Читать «Кровь людская – не водица (сборник)» онлайн - страница 218

Юрий Иванович Яновский

Придорожные березы стряхивали с крохотных сонных почек холодную росу, а в ее душу падали невидимые слезы, и все же на скорбных губах матери засветилась улыбка, когда на груди у Данила спросонья заплакал мальчуган. И она приняла ребенка из рук отца, как щит от всех тревог.

А ночью, когда утихомирился Петрик и неспокойным сном заснул Данило, она вволю выплакалась от всей души, по-бабьи оплакивая и Григория и свою молодость, сложившуюся, должно быть, не так, как надо. Но стоило мужу шевельнуться, как она замолкла и пролежала так до тех пор, пока вокруг звезд не появился золотисто-туманный ореол. Потом заплакал Петрик, пришлось встать и начать новый день, полный новых забот и новых мыслей.

Она уже готовила завтрак, когда проснулся Данило и улыбнулся ей спросонья, чтобы сразу же нахмуриться: под глазами жены он заметил стрелки густой синевы. Они сказали ему больше, чем слова, и родили неясную тревогу. И он опечалился, впрочем великодушно стараясь прикрыть свою грусть вниманием к Галине. Он лучше знал ее, чем она сама, понимал, что жена все еще оставалась в душе стыдливой девушкой, и побаивался той минуты, когда девичья нежность сменится зрелой женственностью. Это только в юности думается, что любимая не изменится всю жизнь! И на ее пути, как и на пути мужчины, встретятся часы душевного смятения и дурные минуты тайных увлечений, а может, и еще худшего.

И Данило не удивился, когда после уроков жена решительно подошла к нему. На него был устремлен чистый, с едва заметной болью взгляд.

— Говори, Галина, что на душе, — опередил он ее.

Жена покраснела и отвела от него глаза.

— Данило, кто-то из нас должен пойти к Григорию — либо ты, либо я… Может, там ему, бедному, и воды некому подать…

— Я думал об этом. Иди, Галя, ты, — насилу выдавил он из себя.

Она сперва обрадовалась, а потом заколебалась:

— Может, лучше тебе пойти?

— Нет, нет, Галя, все-таки ты женщина.

— Вот сказала тебе, а теперь самой страшновато. — Она доверчиво поглядела на мужа.

— Доброго дела нечего бояться. — Его лицо осветилось улыбкой, а на душу легла тень.
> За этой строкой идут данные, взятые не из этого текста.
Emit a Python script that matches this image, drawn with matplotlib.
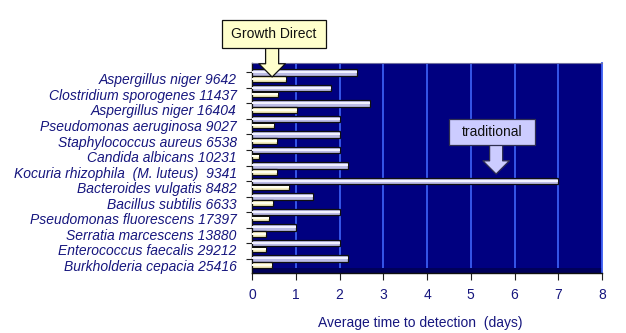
import matplotlib
matplotlib.use("Agg")
import matplotlib.pyplot as plt
from matplotlib.patches import Rectangle
import numpy as np

organisms = [
    "Aspergillus niger 9642",
    "Clostridium sporogenes 11437",
    "Aspergillus niger 16404",
    "Pseudomonas aeruginosa 9027",
    "Staphylococcus aureus 6538",
    "Candida albicans 10231",
    "Kocuria rhizophila  (M. luteus)  9341",
    "Bacteroides vulgatis 8482",
    "Bacillus subtilis 6633",
    "Pseudomonas fluorescens 17397",
    "Serratia marcescens 13880",
    "Enterococcus faecalis 29212",
    "Burkholderia cepacia 25416",
]
traditional = [2.4, 1.8, 2.7, 2.0, 2.0, 2.0, 2.2, 7.0, 1.4, 2.0, 1.0, 2.0, 2.2]
growth_direct = [0.77, 0.6, 1.02, 0.5, 0.56, 0.17, 0.58, 0.85, 0.47, 0.39, 0.31, 0.31, 0.46]
xticks = [0, 1, 2, 3, 4, 5, 6, 7, 8]

NAVY = "#000080"
TXT = "#16167e"
W, H = 626, 333

plt.rcParams["font.family"] = ["Liberation Sans", "DejaVu Sans"]

fig = plt.figure(figsize=(W / 100, H / 100), dpi=100)
ax = fig.add_axes([252 / W, 1 - 272.5 / H, 350 / W, 209.5 / H])
ax.set_facecolor(NAVY)

y = np.arange(len(organisms))
off = 0.42
h = 0.42

# light blue gridlines
for v in xticks[1:]:
    ax.axvline(v, color="#3a5cf0", lw=1.3, zorder=1)

# 3D-ish shaded bars: base bar + lighter centre stripe
ax.barh(y - off, traditional, height=h, color="#bcbce6", edgecolor="#101010", lw=0.9, zorder=3)
ax.barh(y - off - 0.02, traditional, height=h * 0.35, color="#f2f2ff", lw=0, zorder=4)
ax.barh(y, growth_direct, height=h * 0.9, color="#f6f0c0", edgecolor="#101010", lw=0.9, zorder=3)
ax.barh(y - 0.02, growth_direct, height=h * 0.3, color="#fffff0", lw=0, zorder=4)

ax.set_xlim(0, 8)
ax.set_ylim(12.48, -1.03)

ax.set_yticks(y)
ax.set_yticklabels(organisms, fontstyle="italic", fontsize=10, color=TXT)
ax.tick_params(axis="y", which="major", length=0, pad=11)
ax.set_yticks(y - off, minor=True)
ax.tick_params(axis="y", which="minor", length=4, width=0.8, direction="out", color="#202020")

ax.set_xticks(xticks)
ax.set_xticklabels([str(v) for v in xticks], fontsize=10, color=TXT)
ax.tick_params(axis="x", length=5, width=0.8, direction="out", color="#202020", pad=6)
ax.set_xlabel("Average time to detection  (days)", fontsize=10, color=TXT, labelpad=10, x=0.48)

for side in ["left", "bottom"]:
    ax.spines[side].set_color("#101010")
    ax.spines[side].set_linewidth(1.0)
ax.spines["top"].set_color("#7070a0")
ax.spines["right"].set_color("#3a5cf0")
ax.spines["right"].set_linewidth(1.3)

# darker floor strip at the bottom
ax.axhspan(12.48, 12.2, color="#00005a", lw=0, zorder=2)


def tip_px_x(xv):
    return 252 + xv * 350 / 8


def callout(text, box, tip, face, edge):
    # box = (x0, y0, x1, y1) in pixels from top-left
    x0, y0, x1, y1 = box
    cx = (x0 + x1) / 2
    ax.annotate("", xy=tip, xycoords="data",
                xytext=(tip_px_x(tip[0]), H - y1 + 1), textcoords="figure pixels",
                arrowprops=dict(width=9.4, headwidth=19, headlength=9.5,
                                facecolor=face, edgecolor=edge, lw=0.9, shrink=0),
                annotation_clip=False, zorder=6)
    fig.patches.append(Rectangle((x0 / W, 1 - y1 / H), (x1 - x0) / W, (y1 - y0) / H,
                                 transform=fig.transFigure, facecolor=face,
                                 edgecolor=edge, lw=0.9, zorder=7))
    fig.text(cx / W, 1 - (y0 + y1) / 2 / H, text, ha="center", va="center",
             fontsize=10, color="#101010", zorder=8)


callout("Growth Direct", (222, 20, 326, 48), (0.46, -0.13), "#ffffcc", "#101010")
callout("traditional", (449, 119, 535, 145), (5.58, 6.13), "#ccccff", "#303050")

fig.savefig("out.png", dpi=100)
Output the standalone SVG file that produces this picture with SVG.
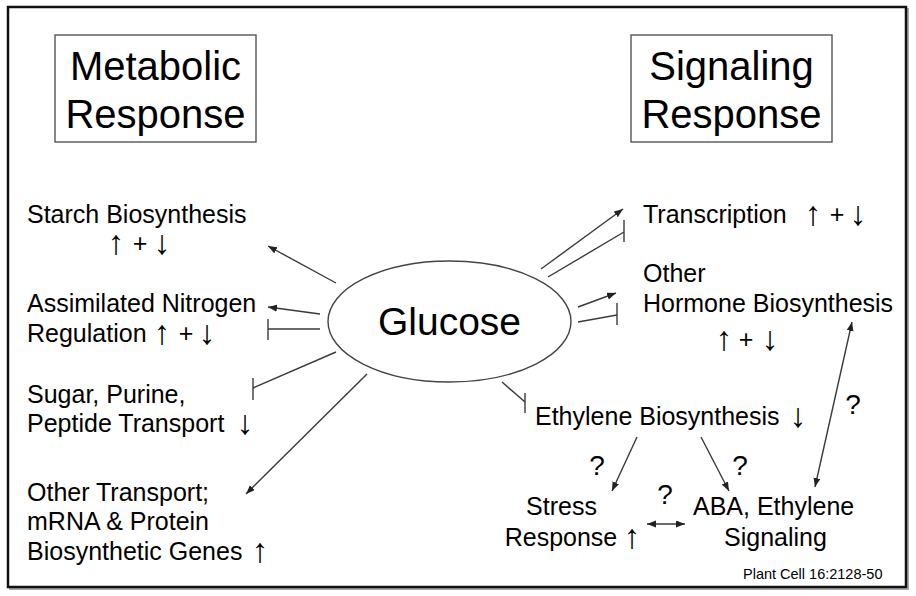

И Галина сразу бросилась к бадейке с мукой, чтобы напечь Григорию коржиков, а Данило молча вышел во двор и побрел в лес, пламеневший на солнце холодным блеском капель…
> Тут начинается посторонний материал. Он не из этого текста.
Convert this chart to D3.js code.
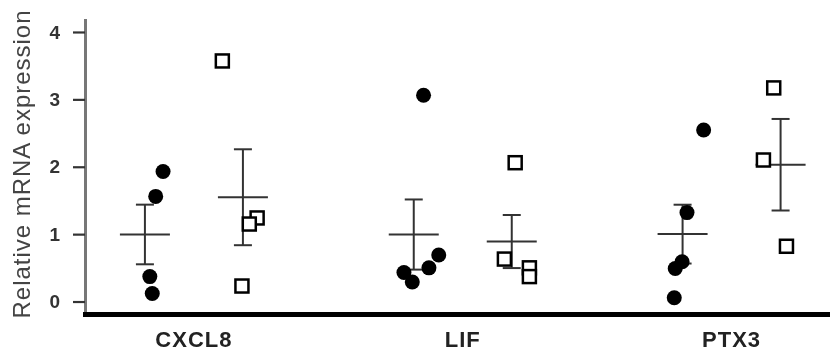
<!DOCTYPE html>
<html>
<head>
<meta charset="utf-8">
<script src="https://cdn.jsdelivr.net/npm/d3@7"></script>
<style>
  html, body { margin: 0; padding: 0; background: #fff; }
  svg { display: block; filter: blur(0.6px); }
  text { font-family: "Liberation Sans", Arial, sans-serif; }
</style>
</head>
<body>
<svg id="chart" width="830" height="355"></svg>
<script>
// ---- data ----
const genes = ["CXCL8", "LIF", "PTX3"];
const groups = ["control", "treated"];
const yTicks = [0, 1, 2, 3, 4];
// relative expression values per gene, control (filled circles)
const controlValues = {
  CXCL8: [1.93, 1.56, 0.37, 0.12],
  LIF:   [3.06, 0.69, 0.50, 0.43, 0.29],
  PTX3:  [2.545, 1.32, 0.59, 0.49, 0.056]
};
// treated (open squares)
const treatedValues = {
  CXCL8: [3.57, 1.24, 1.15, 0.23],
  LIF:   [2.06, 0.63, 0.50, 0.37],
  PTX3:  [3.17, 2.10, 0.82]
};
// horizontal scatter of each point, as a fraction of the group half-width
const controlJitter = {
  CXCL8: [0.37, 0.22, 0.10, 0.15],
  LIF:   [0.20, 0.51, 0.31, -0.20, -0.03],
  PTX3:  [0.43, 0.09, -0.01, -0.15, -0.17]
};
const treatedJitter = {
  CXCL8: [-0.42, 0.29, 0.13, -0.02],
  LIF:   [0.07, -0.15, 0.36, 0.36],
  PTX3:  [-0.14, -0.35, 0.12]
};

// ---- scales ----
const svg = d3.select("#chart");
const x = d3.scaleBand().domain(genes).range([59.5, 866]).padding(0);
const inner = d3.scalePoint().domain(groups).range([-49, 49]);
const halfW = 49;
const y = d3.scaleLinear().domain([-0.2, 4.2]).range([315, 18.5]);

const axisX = 85;

// y axis
const yAxis = d3.axisLeft(y).tickValues(yTicks).tickFormat(d3.format("d"))
  .tickSize(12).tickSizeOuter(0).tickPadding(13);
const gy = svg.append("g").attr("transform", `translate(${axisX},0)`).call(yAxis);
gy.select(".domain").attr("stroke", "#777").attr("stroke-width", 3);
gy.selectAll(".tick line").attr("stroke", "#333").attr("stroke-width", 2.2);
gy.selectAll(".tick text").attr("fill", "#333").style("font-size", "19px").style("font-weight", "bold");

// x axis baseline + labels
const xAxis = d3.axisBottom(x).tickSize(0).tickPadding(17);
const gx = svg.append("g").attr("transform", `translate(0,${y(-0.2) - 0.5})`).call(xAxis);
gx.select(".domain").remove();
gx.selectAll(".tick text").attr("fill", "#222").style("font-size", "22px")
  .style("font-weight", "bold").style("letter-spacing", "1px");
svg.append("line")
  .attr("x1", axisX - 2).attr("x2", 830)
  .attr("y1", y(-0.2) - 0.5).attr("y2", y(-0.2) - 0.5)
  .attr("stroke", "#000").attr("stroke-width", 5);

// y label
svg.append("text")
  .attr("transform", `translate(22,${(y(-0.2) + 14) / 2}) rotate(-90)`)
  .attr("text-anchor", "middle").attr("dy", "0.35em")
  .attr("fill", "#444").style("font-size", "24px")
  .attr("textLength", 308).attr("lengthAdjust", "spacing")
  .text("Relative mRNA expression");

// ---- marks ----
function drawGroup(gene, group, values, jitter) {
  const cx = x(gene) + x.bandwidth() / 2 + inner(group);
  const m = d3.mean(values);
  const sem = d3.deviation(values) / Math.sqrt(values.length);
  const g = svg.append("g");
  const lc = "#333";
  // error bar
  g.append("line").attr("x1", cx).attr("x2", cx).attr("y1", y(m + sem)).attr("y2", y(m - sem))
    .attr("stroke", lc).attr("stroke-width", 2);
  [m + sem, m - sem].forEach(v => {
    g.append("line").attr("x1", cx - 9).attr("x2", cx + 9).attr("y1", y(v)).attr("y2", y(v))
      .attr("stroke", lc).attr("stroke-width", 2);
  });
  g.append("line").attr("x1", cx - 25).attr("x2", cx + 25).attr("y1", y(m)).attr("y2", y(m))
    .attr("stroke", lc).attr("stroke-width", 2);
  // points
  values.forEach((v, i) => {
    const px = cx + jitter[i] * halfW;
    if (group === "control") {
      g.append("circle").attr("cx", px).attr("cy", y(v)).attr("r", 7.5).attr("fill", "#000");
    } else {
      g.append("rect").attr("x", px - 6.5).attr("y", y(v) - 6.5).attr("width", 13).attr("height", 13)
        .attr("fill", "#fff").attr("stroke", "#000").attr("stroke-width", 2.5);
    }
  });
}
genes.forEach(gene => {
  drawGroup(gene, "control", controlValues[gene], controlJitter[gene]);
  drawGroup(gene, "treated", treatedValues[gene], treatedJitter[gene]);
});
</script>
</body>
</html>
Перед железными воротами больницы Галю окончательно покидает смелость, и всей ее воли хватает лишь на то, чтобы не заглядывать в будущее Григория, потому что она встречается с ним только в прошлом. С беленьким узелком в руках она печально идет между деревьями к хирургическому отделению, под ногами у ней шелестят большие листья кленов, выговаривая своими подсушенными краями: жив-жив, жив-жив. Значит, жив Григорий! И она снова пересекает мысль, рвущуюся к его будущему.